Acquiring Soviet fighters had been prioritised throughout the Cold War, with some of the most notable successes being the sale of MiG-21s by Indonesia after the United States sponsored a military coup there in 1965, followed by the illegal sale by Egypt of more advanced MiG-21 variants and early MiG-23s variants to the U.S. in the 1970s. The Su-27 was the premier Soviet air superiority fighter, considered the most capable in the world even in American reports, which was inherited by Russia, Ukraine, Uzbekistan and Belarus after the collapse of the Soviet Union. After gaining access to the fighter’s lighter and lower end counterpart the MiG-29 through Eastern European states in the late 1980s, two Su-27s were purchased from Belarus which had inherited some of the Soviet Union’s most capable weapons systems and was on the frontier with NATO. The fighter had only begun to enter service in 1985, and due to its sensitivity had only been approved for sale to a single client by the Soviet Union – the Chinese People’s Liberation Army.
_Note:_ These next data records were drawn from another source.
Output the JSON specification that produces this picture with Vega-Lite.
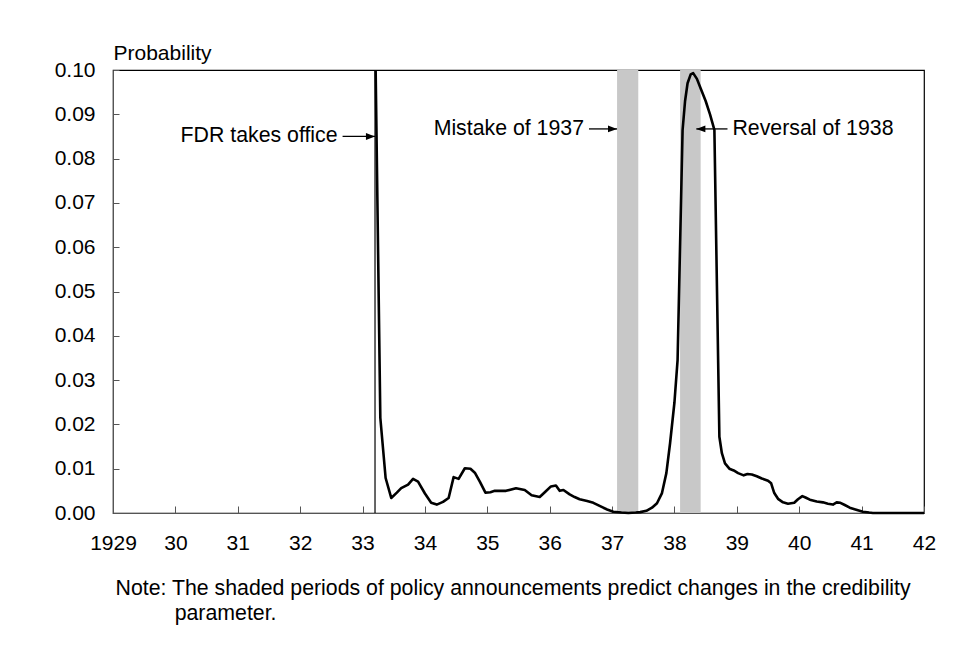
{
  "$schema": "https://vega.github.io/schema/vega-lite/v6.json",
  "autosize": {"type": "none"},
  "width": 811,
  "height": 443,
  "padding": {"left": 113, "top": 70, "right": 50, "bottom": 142},
  "background": "white",
  "config": {
    "font": "Liberation Sans",
    "view": {"stroke": "#000", "strokeWidth": 1.2},
    "axis": {
      "labelFont": "Liberation Sans",
      "titleFont": "Liberation Sans",
      "labelFontSize": 21,
      "titleFontSize": 21,
      "titleFontWeight": "normal",
      "labelColor": "#000",
      "titleColor": "#000",
      "domainColor": "#555",
      "tickColor": "#555",
      "grid": false
    }
  },
  "datasets": {
    "series": [
      {"year": 1933.21, "p": 0.100},
      {"year": 1933.285, "p": 0.0215},
      {"year": 1933.37, "p": 0.0079},
      {"year": 1933.46, "p": 0.0034},
      {"year": 1933.55, "p": 0.0046},
      {"year": 1933.62, "p": 0.0056},
      {"year": 1933.73, "p": 0.0064},
      {"year": 1933.81, "p": 0.0077},
      {"year": 1933.89, "p": 0.0071},
      {"year": 1934.00, "p": 0.0044},
      {"year": 1934.10, "p": 0.0023},
      {"year": 1934.19, "p": 0.0019},
      {"year": 1934.29, "p": 0.0025},
      {"year": 1934.38, "p": 0.0034},
      {"year": 1934.46, "p": 0.0081},
      {"year": 1934.54, "p": 0.0077},
      {"year": 1934.64, "p": 0.0101},
      {"year": 1934.73, "p": 0.0100},
      {"year": 1934.80, "p": 0.0091},
      {"year": 1934.88, "p": 0.0071},
      {"year": 1934.97, "p": 0.0046},
      {"year": 1935.05, "p": 0.0047},
      {"year": 1935.12, "p": 0.0050},
      {"year": 1935.30, "p": 0.0050},
      {"year": 1935.46, "p": 0.0056},
      {"year": 1935.60, "p": 0.0052},
      {"year": 1935.71, "p": 0.0040},
      {"year": 1935.84, "p": 0.0036},
      {"year": 1935.93, "p": 0.0048},
      {"year": 1936.02, "p": 0.0060},
      {"year": 1936.10, "p": 0.0062},
      {"year": 1936.16, "p": 0.0050},
      {"year": 1936.22, "p": 0.0052},
      {"year": 1936.32, "p": 0.0042},
      {"year": 1936.40, "p": 0.0036},
      {"year": 1936.48, "p": 0.0031},
      {"year": 1936.60, "p": 0.0027},
      {"year": 1936.70, "p": 0.0023},
      {"year": 1936.80, "p": 0.0016},
      {"year": 1936.92, "p": 0.0008},
      {"year": 1937.02, "p": 0.0003},
      {"year": 1937.15, "p": 0.0001},
      {"year": 1937.26, "p": 0.0000},
      {"year": 1937.38, "p": 0.0001},
      {"year": 1937.45, "p": 0.0002},
      {"year": 1937.55, "p": 0.0005},
      {"year": 1937.64, "p": 0.0012},
      {"year": 1937.72, "p": 0.0022},
      {"year": 1937.80, "p": 0.0045},
      {"year": 1937.87, "p": 0.0090},
      {"year": 1937.93, "p": 0.0158},
      {"year": 1938.00, "p": 0.0250},
      {"year": 1938.05, "p": 0.0345},
      {"year": 1938.13, "p": 0.0864},
      {"year": 1938.17, "p": 0.0930},
      {"year": 1938.21, "p": 0.0970},
      {"year": 1938.26, "p": 0.0990},
      {"year": 1938.30, "p": 0.0993},
      {"year": 1938.36, "p": 0.0980},
      {"year": 1938.43, "p": 0.0955},
      {"year": 1938.50, "p": 0.0930},
      {"year": 1938.57, "p": 0.0900},
      {"year": 1938.64, "p": 0.0865},
      {"year": 1938.72, "p": 0.0172},
      {"year": 1938.76, "p": 0.0135},
      {"year": 1938.81, "p": 0.0112},
      {"year": 1938.88, "p": 0.0100},
      {"year": 1938.95, "p": 0.0096},
      {"year": 1939.02, "p": 0.0090},
      {"year": 1939.11, "p": 0.0085},
      {"year": 1939.17, "p": 0.0088},
      {"year": 1939.24, "p": 0.0087},
      {"year": 1939.32, "p": 0.0083},
      {"year": 1939.40, "p": 0.0078},
      {"year": 1939.50, "p": 0.0073},
      {"year": 1939.55, "p": 0.0067},
      {"year": 1939.60, "p": 0.0045},
      {"year": 1939.66, "p": 0.0032},
      {"year": 1939.74, "p": 0.0024},
      {"year": 1939.82, "p": 0.0021},
      {"year": 1939.92, "p": 0.0023},
      {"year": 1939.98, "p": 0.0031},
      {"year": 1940.05, "p": 0.0038},
      {"year": 1940.10, "p": 0.0035},
      {"year": 1940.17, "p": 0.0030},
      {"year": 1940.28, "p": 0.0026},
      {"year": 1940.38, "p": 0.0024},
      {"year": 1940.46, "p": 0.0021},
      {"year": 1940.54, "p": 0.0019},
      {"year": 1940.60, "p": 0.0024},
      {"year": 1940.66, "p": 0.0023},
      {"year": 1940.73, "p": 0.0018},
      {"year": 1940.81, "p": 0.0012},
      {"year": 1940.90, "p": 0.0008},
      {"year": 1941.02, "p": 0.0003},
      {"year": 1941.12, "p": 0.0001},
      {"year": 1941.18, "p": 0.0},
      {"year": 1942.00, "p": 0.0}
    ],
    "bands": [
      {"start": 1937.08, "end": 1937.42},
      {"start": 1938.09, "end": 1938.42}
    ],
    "events": [
      {"year": 1933.2}
    ],
    "notesRight": [
      {"label": "FDR takes office", "tail": 1932.68, "tip": 1933.2, "p": 0.085},
      {"label": "Mistake of 1937", "tail": 1936.63, "tip": 1937.08, "p": 0.0867}
    ],
    "notesLeft": [
      {"label": "Reversal of 1938", "tail": 1938.85, "tip": 1938.35, "p": 0.0867}
    ]
  },
  "layer": [
    {
      "data": {"name": "bands"},
      "mark": {"type": "rect", "color": "#c8c8c8"},
      "encoding": {
        "x": {"field": "start", "type": "quantitative", "scale": {"domain": [1929, 1942], "nice": false, "zero": false}},
        "x2": {"field": "end"}
      }
    },
    {
      "data": {"name": "events"},
      "mark": {"type": "rule", "color": "#000", "strokeWidth": 1.2},
      "encoding": {
        "x": {"field": "year", "type": "quantitative"}
      }
    },
    {
      "data": {"name": "series"},
      "mark": {"type": "line", "color": "#000", "strokeWidth": 2.6, "strokeJoin": "round"},
      "encoding": {
        "x": {
          "field": "year", "type": "quantitative",
          "scale": {"domain": [1929, 1942], "nice": false, "zero": false},
          "axis": {
            "values": [1929, 1930, 1931, 1932, 1933, 1934, 1935, 1936, 1937, 1938, 1939, 1940, 1941, 1942],
            "labelExpr": "datum.value == 1929 ? '1929' : substring(toString(datum.value), 2)",
            "tickSize": -7,
            "labelPadding": 26,
            "labelFlush": false,
            "labelOverlap": false,
            "title": ["Note: The shaded periods of policy announcements predict changes in the credibility", "\u200b\u00a0\u00a0\u00a0\u00a0\u00a0\u00a0\u00a0\u00a0\u00a0\u00a0parameter."],
            "titleFontSize": 21.3,
            "titleAngle": 0,
            "titleAlign": "left",
            "titleBaseline": "alphabetic",
            "titleX": 2,
            "titleY": 81,
            "titleLineHeight": 25
          }
        },
        "y": {
          "field": "p", "type": "quantitative",
          "scale": {"domain": [0, 0.1], "nice": false},
          "axis": {
            "values": [0, 0.01, 0.02, 0.03, 0.04, 0.05, 0.06, 0.07, 0.08, 0.09, 0.1],
            "format": ".2f",
            "tickSize": -6,
            "labelPadding": 24,
            "labelFlush": false,
            "labelOverlap": false,
            "title": "Probability",
            "titleAngle": 0,
            "titleAlign": "left",
            "titleBaseline": "alphabetic",
            "titleX": 0,
            "titleY": -11
          }
        }
      }
    },
    {
      "data": {"name": "notesRight"},
      "mark": {"type": "rule", "color": "#000", "strokeWidth": 1.3},
      "encoding": {
        "x": {"field": "tail", "type": "quantitative"},
        "x2": {"field": "tip"},
        "y": {"field": "p", "type": "quantitative"}
      }
    },
    {
      "data": {"name": "notesLeft"},
      "mark": {"type": "rule", "color": "#000", "strokeWidth": 1.3},
      "encoding": {
        "x": {"field": "tail", "type": "quantitative"},
        "x2": {"field": "tip"},
        "y": {"field": "p", "type": "quantitative"}
      }
    },
    {
      "data": {"name": "notesRight"},
      "mark": {"type": "point", "shape": "M0,0L-1,-0.38L-1,0.38Z", "filled": true, "color": "#000", "size": 330, "opacity": 1},
      "encoding": {
        "x": {"field": "tip", "type": "quantitative"},
        "y": {"field": "p", "type": "quantitative"}
      }
    },
    {
      "data": {"name": "notesLeft"},
      "mark": {"type": "point", "shape": "M0,0L1,-0.38L1,0.38Z", "filled": true, "color": "#000", "size": 330, "opacity": 1},
      "encoding": {
        "x": {"field": "tip", "type": "quantitative"},
        "y": {"field": "p", "type": "quantitative"}
      }
    },
    {
      "data": {"name": "notesRight"},
      "mark": {"type": "text", "align": "right", "baseline": "middle", "dx": -5, "fontSize": 21.3, "font": "Liberation Sans", "color": "#000"},
      "encoding": {
        "x": {"field": "tail", "type": "quantitative"},
        "y": {"field": "p", "type": "quantitative"},
        "text": {"field": "label"}
      }
    },
    {
      "data": {"name": "notesLeft"},
      "mark": {"type": "text", "align": "left", "baseline": "middle", "dx": 5, "fontSize": 21.3, "font": "Liberation Sans", "color": "#000"},
      "encoding": {
        "x": {"field": "tail", "type": "quantitative"},
        "y": {"field": "p", "type": "quantitative"},
        "text": {"field": "label"}
      }
    }
  ]
}
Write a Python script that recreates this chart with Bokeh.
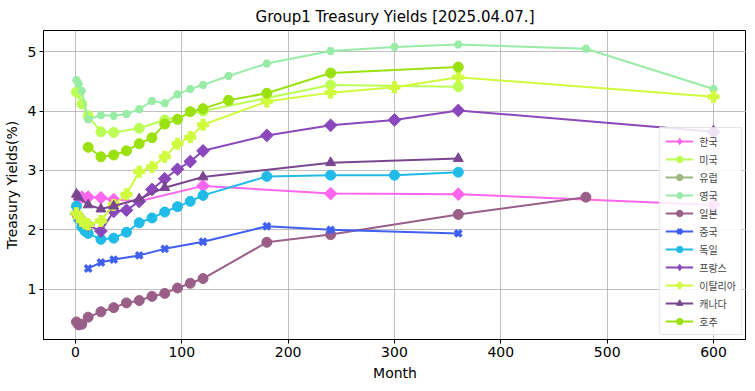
import numpy as np
from bokeh.plotting import figure
from bokeh.models import ColumnDataSource, Range1d, FixedTicker, Legend, LegendItem
from bokeh.embed import file_html
from bokeh.resources import INLINE

# ---- data (months to maturity, yields %) ----
names = ["한국", "미국", "유럽", "영국", "일본", "중국", "독일", "프랑스", "이탈리아", "캐나다", "호주"]

months_kr = [3, 6, 12, 24, 36, 60, 120, 240, 360, 600]
yld_kr = [2.55, 2.55, 2.55, 2.54, 2.51, 2.48, 2.74, 2.61, 2.60, 2.42]

months_us = [1, 3, 6, 12, 24, 36, 60, 84, 120, 240, 360]
yld_us = [4.32, 4.30, 4.12, 3.92, 3.65, 3.64, 3.71, 3.85, 4.00, 4.44, 4.41]

months_eu = []
yld_eu = []

months_uk = [1, 3, 6, 12, 24, 36, 48, 60, 72, 84, 96, 108, 120, 144, 180, 240, 300, 360, 480, 600]
yld_uk = [4.52, 4.46, 4.34, 3.86, 3.93, 3.92, 3.95, 4.03, 4.17, 4.13, 4.28, 4.37, 4.44, 4.59, 4.80, 5.01, 5.08, 5.12, 5.05, 4.37]

months_jp = [1, 3, 6, 12, 24, 36, 48, 60, 72, 84, 96, 108, 120, 180, 240, 360, 480]
yld_jp = [0.45, 0.40, 0.41, 0.53, 0.62, 0.69, 0.77, 0.81, 0.88, 0.93, 1.02, 1.10, 1.18, 1.79, 1.92, 2.26, 2.55]

months_cn = [12, 24, 36, 60, 84, 120, 180, 240, 360]
yld_cn = [1.35, 1.45, 1.50, 1.57, 1.68, 1.80, 2.06, 2.00, 1.94]

months_de = [1, 3, 6, 9, 12, 24, 36, 48, 60, 72, 84, 96, 108, 120, 180, 240, 300, 360]
yld_de = [2.40, 2.18, 2.05, 1.98, 1.94, 1.84, 1.86, 1.96, 2.12, 2.20, 2.30, 2.39, 2.48, 2.58, 2.90, 2.92, 2.92, 2.97]

months_fr = [1, 3, 6, 12, 24, 36, 48, 60, 72, 84, 96, 108, 120, 180, 240, 300, 360, 600]
yld_fr = [2.27, 2.22, 2.15, 2.08, 1.98, 2.31, 2.33, 2.48, 2.68, 2.86, 3.02, 3.15, 3.33, 3.59, 3.76, 3.85, 4.01, 3.65]

months_it = [1, 3, 6, 9, 12, 24, 36, 48, 60, 72, 84, 96, 108, 120, 180, 240, 300, 360, 600]
yld_it = [2.28, 2.22, 2.15, 2.11, 2.09, 2.15, 2.42, 2.60, 2.98, 3.06, 3.23, 3.45, 3.56, 3.77, 4.16, 4.31, 4.40, 4.57, 4.24]

months_ca = [1, 3, 12, 24, 36, 60, 84, 120, 240, 360]
yld_ca = [2.60, 2.55, 2.42, 2.35, 2.40, 2.52, 2.71, 2.89, 3.13, 3.20]

months_au = [12, 24, 36, 48, 60, 72, 84, 96, 108, 120, 144, 180, 240, 360]
yld_au = [3.39, 3.23, 3.26, 3.33, 3.45, 3.55, 3.78, 3.86, 3.99, 4.04, 4.18, 4.30, 4.64, 4.74]

x_ticks = [0, 100, 200, 300, 400, 500, 600]
y_ticks = [1, 2, 3, 4, 5]

series = [
    (months_kr, yld_kr), (months_us, yld_us), (months_eu, yld_eu), (months_uk, yld_uk),
    (months_jp, yld_jp), (months_cn, yld_cn), (months_de, yld_de), (months_fr, yld_fr),
    (months_it, yld_it), (months_ca, yld_ca), (months_au, yld_au),
]

# ---- styles ----
colors = ["#ff66ee", "#bbff55", "#9cba7f", "#98eca6", "#9a5f88", "#3f60f2",
          "#21bbe8", "#8a48bc", "#d0fa3c", "#7a4690", "#9be10f"]
markers = [("square", 9, np.pi / 4), ("circle", 10, 0), ("circle", 10, 0), ("hex", 8, 0),
           ("circle", 10, 0), ("x", 9, 0), ("circle", 10, 0), ("square", 9, np.pi / 4),
           ("plus", 11, 0), ("triangle", 10, 0), ("circle", 10, 0)]

FONT = "DejaVu Sans"

p = figure(width=746, height=383, output_backend="svg", toolbar_location=None,
           x_range=Range1d(-30, 631), y_range=Range1d(0.154, 5.356),
           title="Group1 Treasury Yields [2025.04.07.]",
           x_axis_label="Month", y_axis_label="Treasury Yields(%)",
           min_border_left=10, min_border_right=0, min_border_top=4, min_border_bottom=0)

p.title.align = "center"
p.title.text_font = FONT
p.title.text_font_size = "15px"
p.title.text_font_style = "normal"
p.title.text_color = "black"

for ax in (p.xaxis[0], p.yaxis[0]):
    ax.axis_label_text_font = FONT
    ax.axis_label_text_font_size = "14px"
    ax.axis_label_text_font_style = "normal"
    ax.axis_label_text_color = "black"
    ax.major_label_text_font = FONT
    ax.major_label_text_font_size = "14px"
    ax.major_label_text_color = "black"
    ax.minor_tick_line_color = None
    ax.major_tick_out = 4
    ax.major_tick_in = 0
    ax.major_label_standoff = 3
    ax.axis_label_standoff = 5
    ax.axis_line_color = "black"
    ax.major_tick_line_color = "black"

p.xaxis.ticker = FixedTicker(ticks=x_ticks)
p.yaxis.ticker = FixedTicker(ticks=y_ticks)

p.grid.grid_line_color = "#b0b0b0"
p.grid.grid_line_width = 0.8
p.outline_line_color = "black"
p.outline_line_width = 1

items = []
for name, (mx, my), col, (mk, sz, ang) in zip(names, series, colors, markers):
    if len(mx) == 0:
        src = ColumnDataSource(dict(x=[np.nan], y=[np.nan]))
    else:
        src = ColumnDataSource(dict(x=mx, y=my))
    ln = p.line("x", "y", source=src, line_color=col, line_width=2)
    if mk == "x":
        sc = p.scatter("x", "y", source=src, marker=mk, size=sz, line_color=col, line_width=3.5)
        leg_r = sc
    else:
        sc = p.scatter("x", "y", source=src, marker=mk, size=sz, angle=ang,
                       fill_color=col, line_color=col, line_width=1)
        leg_r = sc
        if ang != 0:
            # legend-only diamond glyph (no data points)
            leg_r = p.scatter(x=[np.nan], y=[np.nan], marker="diamond", size=14,
                              fill_color=col, line_color=col)
    items.append(LegendItem(label=name, renderers=[ln, leg_r]))

legend = Legend(items=items, location="bottom_right")
legend.label_text_font = "Noto Sans CJK KR"
legend.label_text_font_size = "10px"
legend.glyph_width = 28
legend.glyph_height = 16
legend.spacing = 2
legend.padding = 5
legend.margin = 4
legend.label_standoff = 6
legend.label_height = 16
legend.border_line_color = "#cccccc"
legend.background_fill_alpha = 0.85
p.add_layout(legend)

open("out.html", "w").write(file_html(p, INLINE))
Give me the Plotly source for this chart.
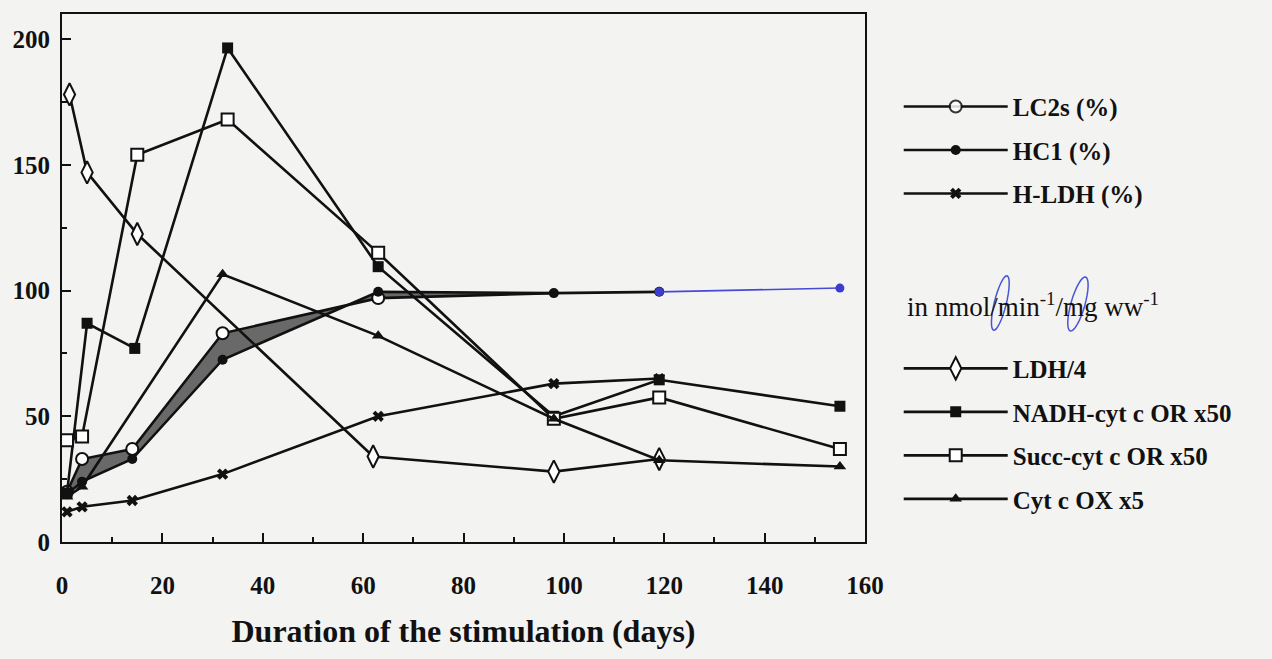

China had chosen it over the MiG-29 despite its much higher price and significant difficulties gaining approval. 

In American hands, the Soviet built fighters were used to form a greater understanding of the airframe which derivatives of today form almost all frontline Russian fighter units. The Soviet collapse meant the Su-27’s highly promising successor developed under the MiG 1.42 program could not be completed, and a second attempted at a next generation successor as the Su-57 was met with multiple delays with the first full strength squadron having yet to be fielded 37 years after the first Su-27s entered service. This and the fact that the Su-27 has been very widely exported, with many more times the numbers fielded outside Russia than in the country, has made access to the airframe for testing extremely valuable for the Untied States Military, although to a diminishing degree due to the age of the variants in American hands and the very major changes made to the design since.